The guide noticed my hesitation and reassured me it was okay. “Cambodians love tourists,” he said with a smile. “They understand you like to take pictures. It’s alright. Go ahead.” …So I did. Despite the sinking feeling that deep down these villagers were far from okay with it, that in their eyes I was now no different than any of the other thousands of people that peer into their windows and doorways year after year. And now that I think about it, I set that perception for myself the moment I got on the boat. Snapping pictures of someone’s private life without their permission may have been the ultimate act of intrusion, but putting away my camera and simply looking wouldn’t have made me much more innocent.
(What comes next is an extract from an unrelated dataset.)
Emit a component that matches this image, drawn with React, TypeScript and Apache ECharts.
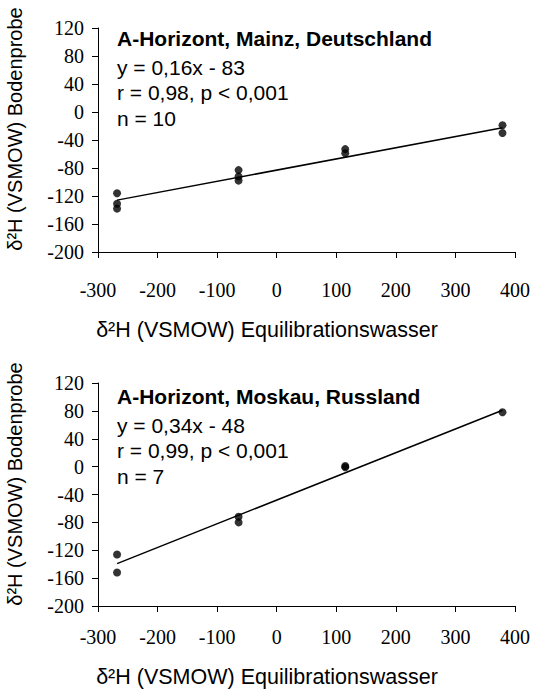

Camera or not, I was still on the boat.
Following a beautiful sunset and short ride back to the dock, I left the tour with this pang of guilt for having contributed to the collective treatment of these impoverished people as some kind of sideshow. But a part of me was still glad I went. However, it was NOT because I got that “perfect shot,” but because of an important lesson that I learned and all the new questions I was asking myself: Where is the line between being a tourist and an invader? Why do we allow ourselves to intrude on other people’s personal lives when, if our roles were reversed, we’d probably tell them to go to hell and slam the door in their faces? And when first-world professional photographers sell pictures of underprivileged men, women and children to the likes of National Geographic and TIME for thousands of dollars, what are the chances that the pockets of the people in those photos ever see any of that money?
These sinking feelings and questions continued to float through my mind for the rest of the trip. And when I say that, you might think I had a miserable time filled with self-loathing and cynicism because of it. But that’s far from true. If all we ever did was ponder the hardships of life and stew over the injustices of the world, we’d all probably end up taking ourselves on a much more permanent vacation, if you know what I mean. So we move on. We tune out the ugliness and the sadness, and crank up the volume of the awesomeness. And that’s what I eventually did. As a result, I had an absolute blast crawling through ancient ruins and zipping down the street on the back of a motorbike. I treated myself to an 8-minute helicopter ride over Angkor Wat and tried my hand at a rare style of local art. And whenever those sinking feelings crept back to the surface, I viewed their presence not as a threat to my own enjoyment of the trip, but as opportunity to grow a little more mindful and stay a little more humble in the future, whether I’m abroad or not.